Copy the data that follows, character for character, minus the pictures.

— start of Source data —

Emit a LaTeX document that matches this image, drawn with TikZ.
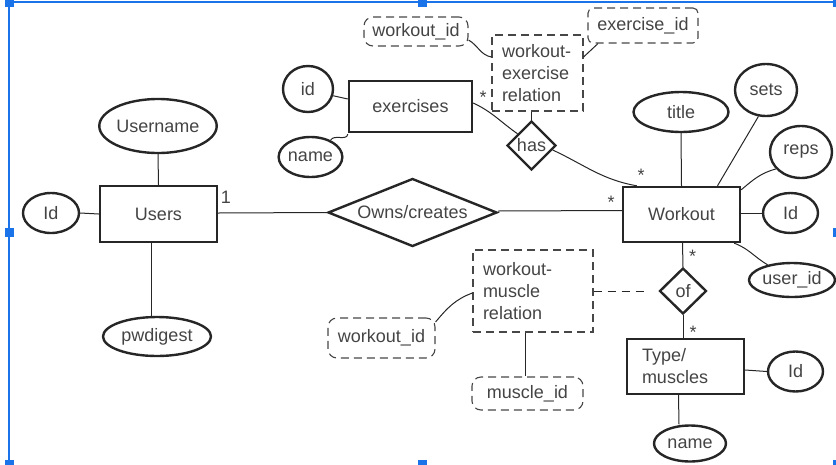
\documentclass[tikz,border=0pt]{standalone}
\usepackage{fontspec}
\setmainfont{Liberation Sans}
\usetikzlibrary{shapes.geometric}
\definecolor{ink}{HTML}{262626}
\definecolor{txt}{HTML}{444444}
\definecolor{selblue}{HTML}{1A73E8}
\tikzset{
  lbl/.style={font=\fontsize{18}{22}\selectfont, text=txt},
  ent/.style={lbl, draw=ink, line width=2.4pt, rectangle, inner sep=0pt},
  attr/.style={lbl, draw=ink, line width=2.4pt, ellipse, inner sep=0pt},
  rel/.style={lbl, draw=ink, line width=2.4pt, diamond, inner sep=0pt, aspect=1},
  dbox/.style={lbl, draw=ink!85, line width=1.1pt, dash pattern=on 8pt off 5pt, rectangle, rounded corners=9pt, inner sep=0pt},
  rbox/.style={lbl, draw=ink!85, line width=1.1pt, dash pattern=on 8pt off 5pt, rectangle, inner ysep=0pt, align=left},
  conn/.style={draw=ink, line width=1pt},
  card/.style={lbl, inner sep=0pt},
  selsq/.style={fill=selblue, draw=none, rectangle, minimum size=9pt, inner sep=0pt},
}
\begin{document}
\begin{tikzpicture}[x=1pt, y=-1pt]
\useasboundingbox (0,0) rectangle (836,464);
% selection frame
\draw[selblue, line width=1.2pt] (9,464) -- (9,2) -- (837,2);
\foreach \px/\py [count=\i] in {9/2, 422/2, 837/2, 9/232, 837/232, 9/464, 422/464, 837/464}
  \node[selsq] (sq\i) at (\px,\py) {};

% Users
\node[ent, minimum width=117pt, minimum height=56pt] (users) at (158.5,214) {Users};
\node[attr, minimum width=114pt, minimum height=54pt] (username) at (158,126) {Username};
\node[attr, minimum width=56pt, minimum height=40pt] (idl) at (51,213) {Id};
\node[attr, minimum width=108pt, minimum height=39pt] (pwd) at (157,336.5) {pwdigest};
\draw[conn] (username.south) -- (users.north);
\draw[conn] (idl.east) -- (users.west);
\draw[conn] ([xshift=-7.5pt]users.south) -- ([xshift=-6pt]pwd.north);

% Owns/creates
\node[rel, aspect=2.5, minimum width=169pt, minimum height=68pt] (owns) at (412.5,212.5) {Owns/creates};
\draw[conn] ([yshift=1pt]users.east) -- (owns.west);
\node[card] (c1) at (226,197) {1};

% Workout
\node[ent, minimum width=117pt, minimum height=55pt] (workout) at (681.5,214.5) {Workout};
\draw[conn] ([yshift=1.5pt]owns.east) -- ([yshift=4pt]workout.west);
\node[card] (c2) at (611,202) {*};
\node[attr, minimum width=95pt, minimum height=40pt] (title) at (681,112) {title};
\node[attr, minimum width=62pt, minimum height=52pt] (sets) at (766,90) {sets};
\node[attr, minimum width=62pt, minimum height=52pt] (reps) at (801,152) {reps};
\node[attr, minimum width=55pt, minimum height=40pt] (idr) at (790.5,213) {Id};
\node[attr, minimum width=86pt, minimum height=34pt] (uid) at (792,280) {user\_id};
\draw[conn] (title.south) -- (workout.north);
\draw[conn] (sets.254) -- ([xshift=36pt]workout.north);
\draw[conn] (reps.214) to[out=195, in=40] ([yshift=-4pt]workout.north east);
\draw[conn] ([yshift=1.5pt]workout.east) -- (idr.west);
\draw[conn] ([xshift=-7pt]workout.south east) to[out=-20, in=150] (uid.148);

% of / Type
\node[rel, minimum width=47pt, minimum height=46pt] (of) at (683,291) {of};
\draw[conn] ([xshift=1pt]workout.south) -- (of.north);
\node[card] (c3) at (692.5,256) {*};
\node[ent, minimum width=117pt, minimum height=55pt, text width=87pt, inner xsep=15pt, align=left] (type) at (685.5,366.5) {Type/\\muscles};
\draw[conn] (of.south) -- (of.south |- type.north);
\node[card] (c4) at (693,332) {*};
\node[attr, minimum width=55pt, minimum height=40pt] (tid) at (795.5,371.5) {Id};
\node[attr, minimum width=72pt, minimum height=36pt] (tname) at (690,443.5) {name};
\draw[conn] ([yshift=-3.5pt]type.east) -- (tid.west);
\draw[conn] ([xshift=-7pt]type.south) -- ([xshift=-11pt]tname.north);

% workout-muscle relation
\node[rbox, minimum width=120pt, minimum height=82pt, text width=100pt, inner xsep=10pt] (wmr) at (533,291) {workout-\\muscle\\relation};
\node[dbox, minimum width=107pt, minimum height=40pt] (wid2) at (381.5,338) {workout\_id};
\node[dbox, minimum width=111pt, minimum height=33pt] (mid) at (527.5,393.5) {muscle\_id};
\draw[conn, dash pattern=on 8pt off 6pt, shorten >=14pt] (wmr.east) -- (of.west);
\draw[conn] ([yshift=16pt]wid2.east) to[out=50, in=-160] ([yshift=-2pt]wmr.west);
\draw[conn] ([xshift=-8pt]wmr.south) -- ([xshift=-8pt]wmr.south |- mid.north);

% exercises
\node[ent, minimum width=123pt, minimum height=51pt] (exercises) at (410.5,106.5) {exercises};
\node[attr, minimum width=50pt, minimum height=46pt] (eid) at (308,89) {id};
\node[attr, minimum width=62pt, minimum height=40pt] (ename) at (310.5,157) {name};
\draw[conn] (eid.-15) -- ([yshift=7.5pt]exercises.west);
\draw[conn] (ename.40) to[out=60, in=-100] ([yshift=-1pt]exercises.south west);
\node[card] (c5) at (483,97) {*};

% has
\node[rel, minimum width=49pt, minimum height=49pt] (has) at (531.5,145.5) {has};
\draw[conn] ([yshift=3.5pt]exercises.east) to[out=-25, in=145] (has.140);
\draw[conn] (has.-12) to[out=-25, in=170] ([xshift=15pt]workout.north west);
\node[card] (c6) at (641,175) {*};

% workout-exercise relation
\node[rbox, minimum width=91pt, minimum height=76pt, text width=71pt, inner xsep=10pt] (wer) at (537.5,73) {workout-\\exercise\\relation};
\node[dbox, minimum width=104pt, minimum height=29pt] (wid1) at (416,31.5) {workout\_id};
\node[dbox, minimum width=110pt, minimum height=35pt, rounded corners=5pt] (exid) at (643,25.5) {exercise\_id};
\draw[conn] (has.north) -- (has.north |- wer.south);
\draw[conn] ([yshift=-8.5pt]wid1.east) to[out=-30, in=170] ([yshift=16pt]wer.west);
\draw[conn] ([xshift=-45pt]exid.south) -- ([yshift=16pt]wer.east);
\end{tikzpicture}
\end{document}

— end of Source data —

## Exercise result
Emit a LaTeX document that matches this image, drawn with TikZ.
\documentclass[tikz,border=0pt]{standalone}
\usepackage{fontspec}
\setmainfont{Liberation Sans}
\usetikzlibrary{shapes.geometric}
\definecolor{ink}{HTML}{262626}
\definecolor{txt}{HTML}{444444}
\definecolor{selblue}{HTML}{1A73E8}
\tikzset{
  lbl/.style={font=\fontsize{18}{22}\selectfont, text=txt},
  ent/.style={lbl, draw=ink, line width=2.4pt, rectangle, inner sep=0pt},
  attr/.style={lbl, draw=ink, line width=2.4pt, ellipse, inner sep=0pt},
  rel/.style={lbl, draw=ink, line width=2.4pt, diamond, inner sep=0pt, aspect=1},
  dbox/.style={lbl, draw=ink!85, line width=1.1pt, dash pattern=on 8pt off 5pt, rectangle, rounded corners=9pt, inner sep=0pt},
  rbox/.style={lbl, draw=ink!85, line width=1.1pt, dash pattern=on 8pt off 5pt, rectangle, inner ysep=0pt, align=left},
  conn/.style={draw=ink, line width=1pt},
  card/.style={lbl, inner sep=0pt},
  selsq/.style={fill=selblue, draw=none, rectangle, minimum size=9pt, inner sep=0pt},
}
\begin{document}
\begin{tikzpicture}[x=1pt, y=-1pt]
\useasboundingbox (0,0) rectangle (836,464);
% selection frame
\draw[selblue, line width=1.2pt] (9,464) -- (9,2) -- (837,2);
\foreach \px/\py [count=\i] in {9/2, 422/2, 837/2, 9/232, 837/232, 9/464, 422/464, 837/464}
  \node[selsq] (sq\i) at (\px,\py) {};

% Users
\node[ent, minimum width=117pt, minimum height=56pt] (users) at (158.5,214) {Users};
\node[attr, minimum width=114pt, minimum height=54pt] (username) at (158,126) {Username};
\node[attr, minimum width=56pt, minimum height=40pt] (idl) at (51,213) {Id};
\node[attr, minimum width=108pt, minimum height=39pt] (pwd) at (157,336.5) {pwdigest};
\draw[conn] (username.south) -- (users.north);
\draw[conn] (idl.east) -- (users.west);
\draw[conn] ([xshift=-7.5pt]users.south) -- ([xshift=-6pt]pwd.north);

% Owns/creates
\node[rel, aspect=2.5, minimum width=169pt, minimum height=68pt] (owns) at (412.5,212.5) {Owns/creates};
\draw[conn] ([yshift=1pt]users.east) -- (owns.west);
\node[card] (c1) at (226,197) {1};

% Workout
\node[ent, minimum width=117pt, minimum height=55pt] (workout) at (681.5,214.5) {Workout};
\draw[conn] ([yshift=1.5pt]owns.east) -- ([yshift=4pt]workout.west);
\node[card] (c2) at (611,202) {*};
\node[attr, minimum width=95pt, minimum height=40pt] (title) at (681,112) {title};
\node[attr, minimum width=62pt, minimum height=52pt] (sets) at (766,90) {sets};
\node[attr, minimum width=62pt, minimum height=52pt] (reps) at (801,152) {reps};
\node[attr, minimum width=55pt, minimum height=40pt] (idr) at (790.5,213) {Id};
\node[attr, minimum width=86pt, minimum height=34pt] (uid) at (792,280) {user\_id};
\draw[conn] (title.south) -- (workout.north);
\draw[conn] (sets.254) -- ([xshift=36pt]workout.north);
\draw[conn] (reps.214) to[out=195, in=40] ([yshift=-4pt]workout.north east);
\draw[conn] ([yshift=1.5pt]workout.east) -- (idr.west);
\draw[conn] ([xshift=-7pt]workout.south east) to[out=-20, in=150] (uid.148);

% of / Type
\node[rel, minimum width=47pt, minimum height=46pt] (of) at (683,291) {of};
\draw[conn] ([xshift=1pt]workout.south) -- (of.north);
\node[card] (c3) at (692.5,256) {*};
\node[ent, minimum width=117pt, minimum height=55pt, text width=87pt, inner xsep=15pt, align=left] (type) at (685.5,366.5) {Type/\\muscles};
\draw[conn] (of.south) -- (of.south |- type.north);
\node[card] (c4) at (693,332) {*};
\node[attr, minimum width=55pt, minimum height=40pt] (tid) at (795.5,371.5) {Id};
\node[attr, minimum width=72pt, minimum height=36pt] (tname) at (690,443.5) {name};
\draw[conn] ([yshift=-3.5pt]type.east) -- (tid.west);
\draw[conn] ([xshift=-7pt]type.south) -- ([xshift=-11pt]tname.north);

% workout-muscle relation
\node[rbox, minimum width=120pt, minimum height=82pt, text width=100pt, inner xsep=10pt] (wmr) at (533,291) {workout-\\muscle\\relation};
\node[dbox, minimum width=107pt, minimum height=40pt] (wid2) at (381.5,338) {workout\_id};
\node[dbox, minimum width=111pt, minimum height=33pt] (mid) at (527.5,393.5) {muscle\_id};
\draw[conn, dash pattern=on 8pt off 6pt, shorten >=14pt] (wmr.east) -- (of.west);
\draw[conn] ([yshift=16pt]wid2.east) to[out=50, in=-160] ([yshift=-2pt]wmr.west);
\draw[conn] ([xshift=-8pt]wmr.south) -- ([xshift=-8pt]wmr.south |- mid.north);

% exercises
\node[ent, minimum width=123pt, minimum height=51pt] (exercises) at (410.5,106.5) {exercises};
\node[attr, minimum width=50pt, minimum height=46pt] (eid) at (308,89) {id};
\node[attr, minimum width=62pt, minimum height=40pt] (ename) at (310.5,157) {name};
\draw[conn] (eid.-15) -- ([yshift=7.5pt]exercises.west);
\draw[conn] (ename.40) to[out=60, in=-100] ([yshift=-1pt]exercises.south west);
\node[card] (c5) at (483,97) {*};

% has
\node[rel, minimum width=49pt, minimum height=49pt] (has) at (531.5,145.5) {has};
\draw[conn] ([yshift=3.5pt]exercises.east) to[out=-25, in=145] (has.140);
\draw[conn] (has.-12) to[out=-25, in=170] ([xshift=15pt]workout.north west);
\node[card] (c6) at (641,175) {*};

% workout-exercise relation
\node[rbox, minimum width=91pt, minimum height=76pt, text width=71pt, inner xsep=10pt] (wer) at (537.5,73) {workout-\\exercise\\relation};
\node[dbox, minimum width=104pt, minimum height=29pt] (wid1) at (416,31.5) {workout\_id};
\node[dbox, minimum width=110pt, minimum height=35pt, rounded corners=5pt] (exid) at (643,25.5) {exercise\_id};
\draw[conn] (has.north) -- (has.north |- wer.south);
\draw[conn] ([yshift=-8.5pt]wid1.east) to[out=-30, in=170] ([yshift=16pt]wer.west);
\draw[conn] ([xshift=-45pt]exid.south) -- ([yshift=16pt]wer.east);
\end{tikzpicture}
\end{document}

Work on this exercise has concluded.